Don't fall into the trap of memorizing formulas in isolation. Instead, focus on what problem each technique solves and what assumptions it requires. When you see a question about correlated predictors, your mind should immediately jump to PLS or PCA. When asked about group classification, discriminant analysis should surface. Master the conceptual distinctions, and the application questions become straightforward.
These methods tackle the "curse of dimensionality" by compressing information from many variables into fewer components while preserving what matters most. The core mechanism involves identifying linear combinations of original variables that capture maximum variance or covariance.
Compare: PCA vs. Factor Analysis—both reduce dimensions, but PCA maximizes total variance while Factor Analysis models shared variance through latent constructs. If an FRQ asks about "underlying theoretical constructs," factor analysis is your answer; for pure data compression, choose PCA.
When your research question involves comparing groups or predicting group membership, these techniques assess whether multivariate profiles differ meaningfully across categories. The fundamental logic extends univariate hypothesis testing to vector spaces.
Compare: MANOVA vs. Discriminant Analysis—MANOVA tests whether groups differ; Discriminant Analysis identifies which variables differentiate groups and classifies new cases. Same data structure, different research questions.
These methods explore how variable sets relate to each other or how complex causal structures operate. The goal shifts from reduction or classification to understanding interdependence and testing theoretical models.
Compare: Canonical Correlation vs. SEM—both handle multiple variables on both sides of the equation, but canonical correlation is exploratory and symmetric, while SEM tests directional, theory-driven causal models.
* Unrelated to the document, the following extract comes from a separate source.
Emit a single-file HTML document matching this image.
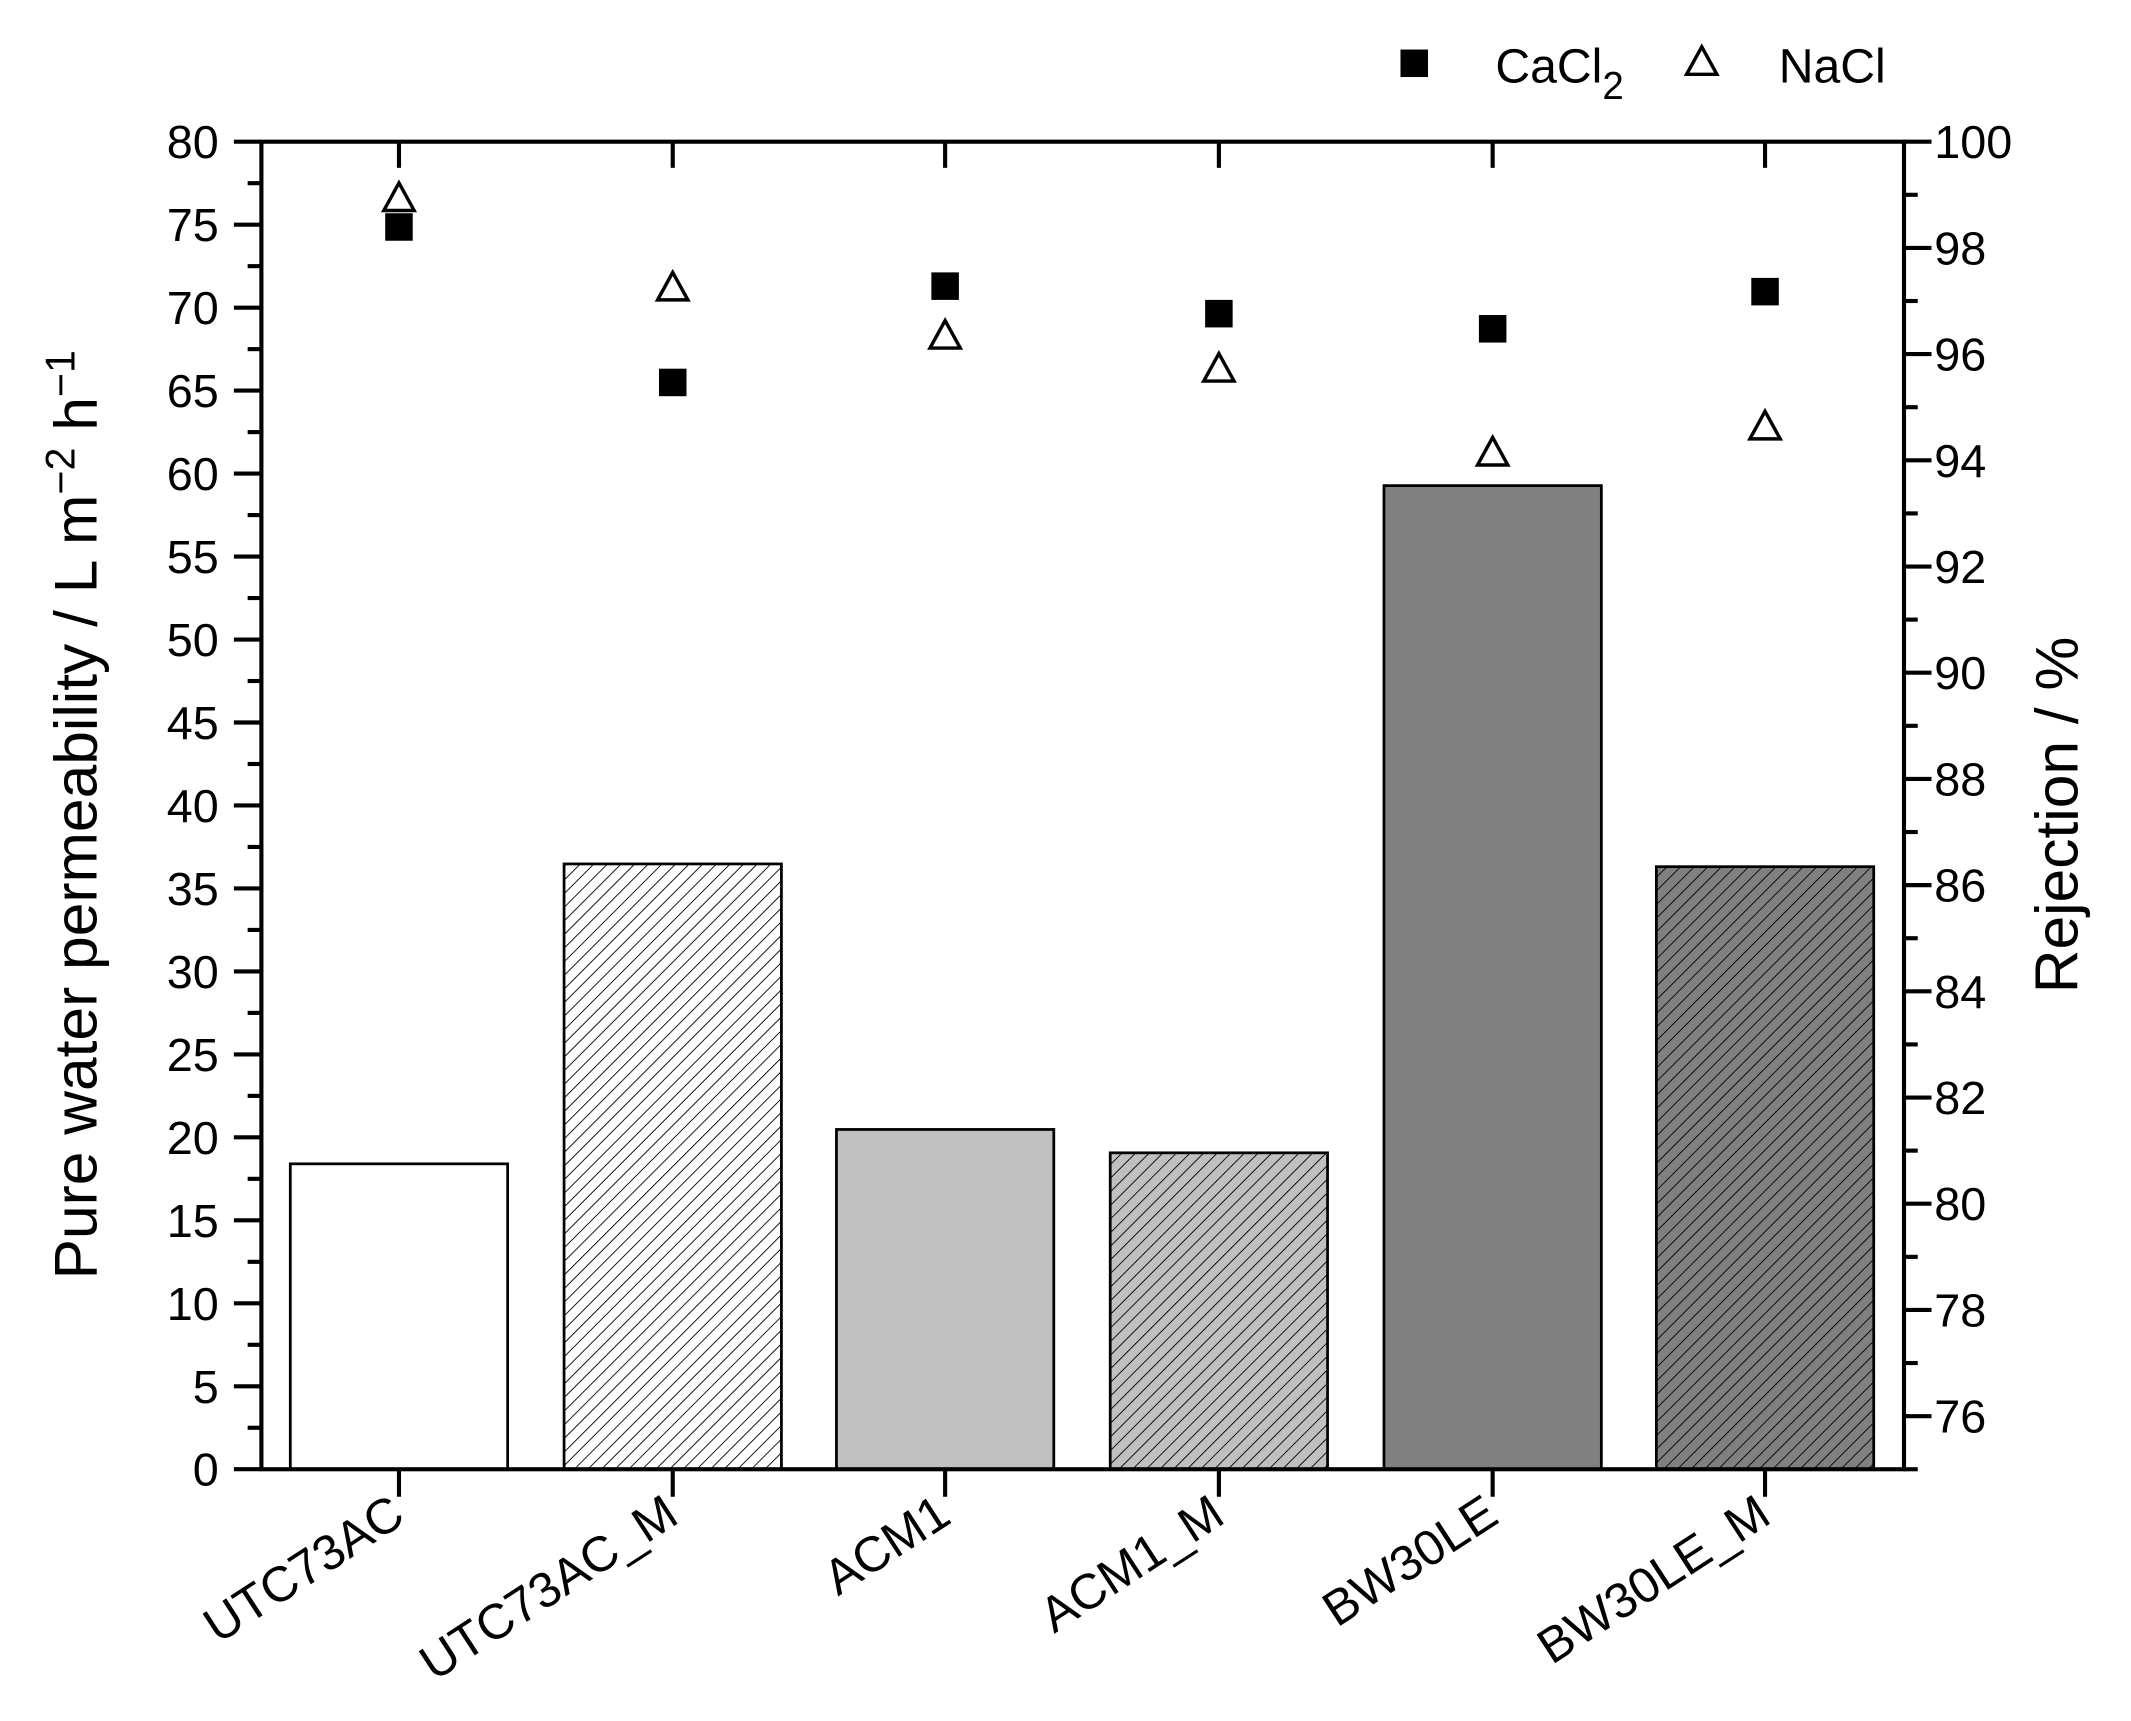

Choose SEM when you have a specific hypothesis about causal pathways.
When you don't have predefined groups or theoretical models, these techniques reveal natural patterns and structures in your data. The approach is fundamentally inductive—letting the data speak.
Compare: Cluster Analysis vs. Discriminant Analysis—Cluster Analysis discovers groups from data (unsupervised); Discriminant Analysis classifies into known groups (supervised). If groups exist a priori, use discriminant analysis; if you're finding groups, use clustering.
| Concept | Best Examples |
|---|---|
| Dimension reduction (variance-focused) | PCA, Factor Analysis |
| Dimension reduction (prediction-focused) | Partial Least Squares Regression |
| Group mean comparison | MANOVA |
| Group classification | Discriminant Analysis |
| Variable set relationships | Canonical Correlation Analysis |
| Latent variable causal modeling | Structural Equation Modeling |
| Unsupervised pattern discovery | Cluster Analysis, Multidimensional Scaling |
| Multiple outcome prediction | Multivariate Regression Analysis |
You have 200 spectral wavelengths predicting 3 chemical concentrations, with severe multicollinearity. Which technique handles this best, and why does OLS fail here?
Compare and contrast PCA and Factor Analysis: what assumption about variable structure fundamentally distinguishes them, and when would you choose each?
A researcher wants to test whether three teaching methods produce different outcomes across four learning metrics simultaneously. Which technique is appropriate, and what assumptions must be checked?
You've conducted a cluster analysis and a colleague suggests validating results with discriminant analysis. Explain the logic of this two-step approach and what each method contributes.
An FRQ presents a theoretical model with three latent constructs and hypothesized causal pathways. Which technique allows you to test this model, and what fit indices would you report to evaluate model adequacy?